Die Europäische Forschungsgesellschaft für Blechverarbeitung e.V. (EFB) hat Alexander Wessel vom Freiburger Fraunhofer-Institut für Werkstoffmechanik IWM ausgezeichnet. Der Wissenschaftler erhielt den EFB-Projektpreis 2020 – wegen Corona ein Jahr später – gemeinsam mit Tobias Willmann vom Institut für Baustatik und Baudynamik der Universität Stuttgart (IBB) für ihr Forschungsvorhaben »Verbesserte Blechumformsimulation durch 3D-Werkstoffmodelle und erweiterte Schalenformulierungen«. Die beiden Wissenschaftler entwickelten einen neuen 3D-Modellierungsansatz, der eine genauere Simulation von bisher schwer beherrschbaren Blechumformprozessen ermöglicht.
Um Blechumformungsprozesse zu simulieren, verwenden Ingenieurinnen und Ingenieure meist Finite-Elemente-Modellierungsansätze.
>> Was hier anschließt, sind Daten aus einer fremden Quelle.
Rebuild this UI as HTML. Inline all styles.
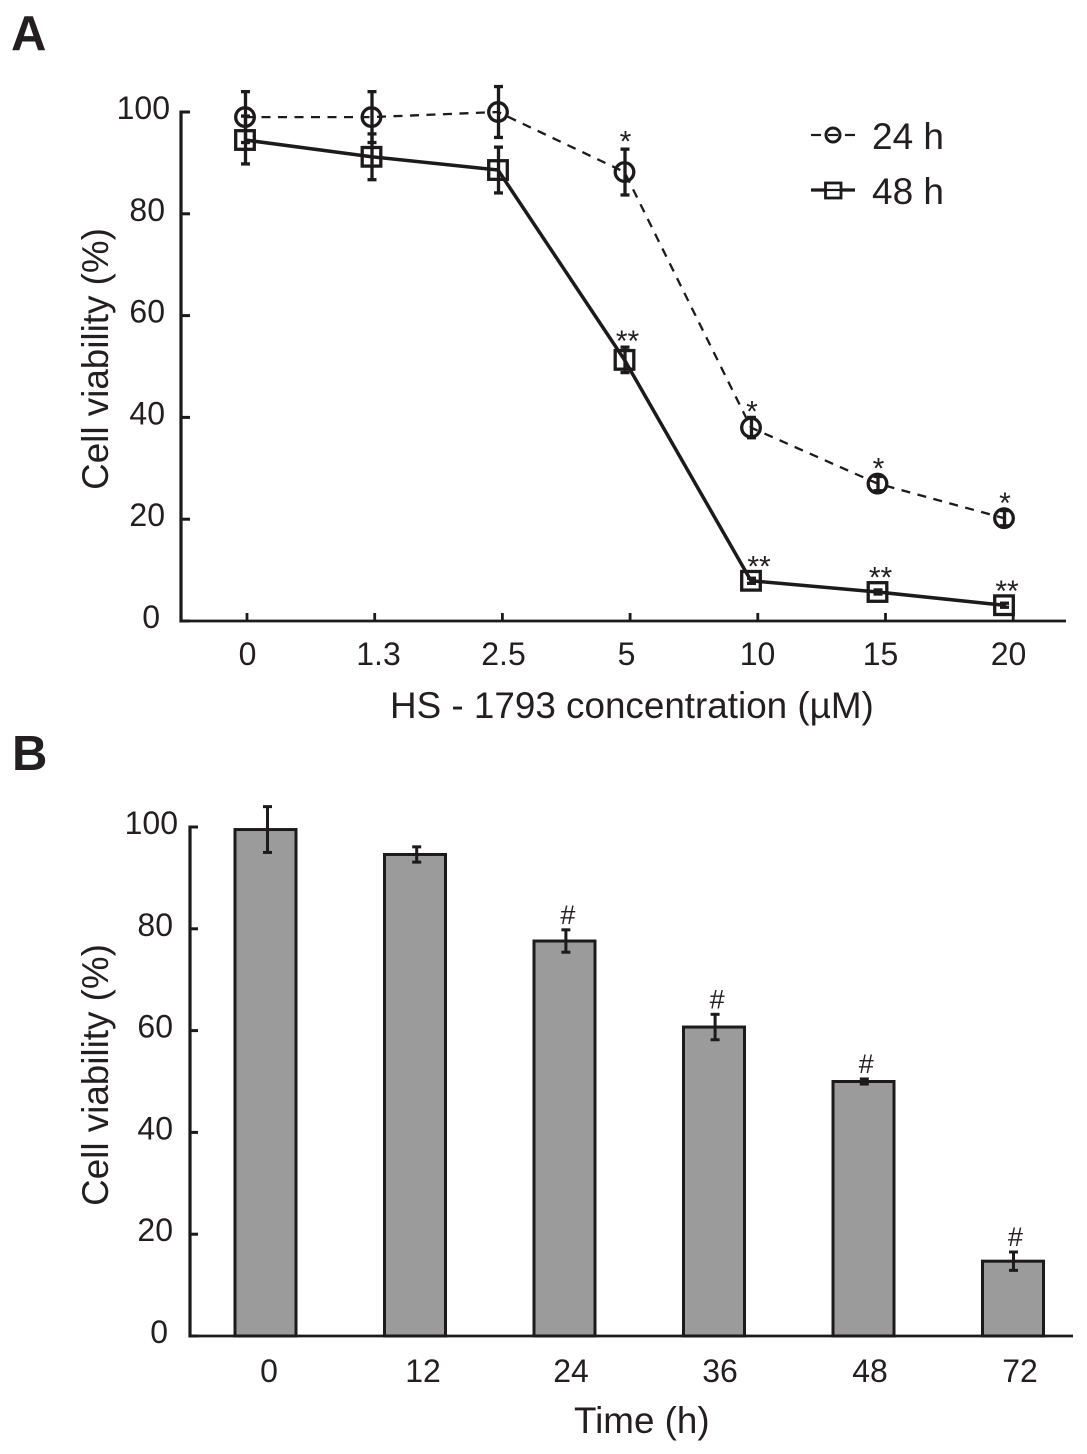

Bei der Umformung dicker Bleche, bei kleinen Radien oder bei speziellen Umformungsprozessen wie beim Falzen oder Prägen stoßen klassische Finite-Elemente-Modellierungsansätze infolge von vereinfachenden Annahmen an ihre Grenzen. Dies kann zu ungenauen Ergebnissen führen.
Bessere Simulationen – weniger Kosten
Die Nachwuchswissenschaftler Alexander Wessel und Tobias Willmann wollen die Simulationen genauer machen. »So können wir zuverlässigere Aussagen über den Prozess und das Werkstoffverhalten treffen«, erklärt Alexander Wessel. Für Industriepartner, beispielsweise aus der Automobilbranche, bedeute dies weniger Trial and Error-Versuche, weniger Fehlproduktion und schlussendlich weniger Kosten.
Während Tobias Willmann an der Verbesserung der Finiten-Elemente-Formulierung arbeitet, konzentriert sich Alexander Wessel auf den Werkstoff. Eine Schlüsselmethode für den neuen Modellierungsansatz des Werkstoffs ist das »Virtuelle Labor« des Fraunhofer IWM. »Das Virtuelle Labor ermöglicht uns, Versuche zu simulieren, die wir experimentell nicht durchführen könnten, die uns aber wertvolle Ergebnisse für das Verständnis der Vorgänge im Material liefern«, so Alexander Wessel. So werden beispielsweise virtuelle Versuche in Dickenrichtung der oft nur ein Millimeter dicken Bleche möglich. Die entsprechenden Werkstoffeigenschaften werden bisher kaum bis gar nicht bei der Simulation berücksichtigt, können aber trotzdem relevant sein.
Fahrzeugsicherheit als eine von vielen Anwendungsmöglichkeiten
»Im ausgezeichneten Projekt haben wir die Grundlagen für genauere 3D-Simulationen gelegt«, so Alexander Wessel. Im Folgeprojekt »Verbesserte Blechumformsimulation durch 3D-Werkstoffmodelle und erweiterte Schalenformulierungen – Teil 2« soll die Technologie verfeinert und für die Industrie nutzbar gemacht werden. »Hier ist es insbesondere wichtig, neue Werkstoffklassen zu erschließen und so die Anwendbarkeit zu erhöhen«, erklärt Alexander Wessel. Das von der Arbeitsgemeinschaft industrieller Forschungsvereinigungen (AiF) geförderte IGF-Forschungsvorhaben startete Anfang 2021.
»Mittelfristig wollen wir die Ergebnisse von der Blechumformung auch auf andere Anwendungsfelder, beispielweise den Crashbereich, übertragen«, erklärt Alexander Wessel weiter. Somit könnten Hersteller beispielsweise das Crashverhalten von Blechteilen in Autos und Flugzeugen zuverlässiger simulieren. Dies könnte in Zukunft dazu beitragen, verschiedenste Transportmittel durch bessere Designs leichter und gleichzeitig sicherer zu machen.
Hintergrund: Der EFB-Projektpreis
Die Europäische Forschungsgesellschaft für Blechverarbeitung e.V. (EFB) ist ein Verband für die Forschungseinrichtungen und Unternehmen der gesamten Technologiekette der blechverarbeitenden und verwandten Industrie. Sie vergibt den EFB-Projektpreis seit 2010 jährlich. Er ist mit 500 Euro dotiert und ehrt herausragende Forschungsprojekte. Aufgrund der Corona-Pandemie verlieh die EFB die Projektpreise für 2020 und 2021 gemeinsam im Rahmen der Digital-Konferenz »ForumBlech im web«.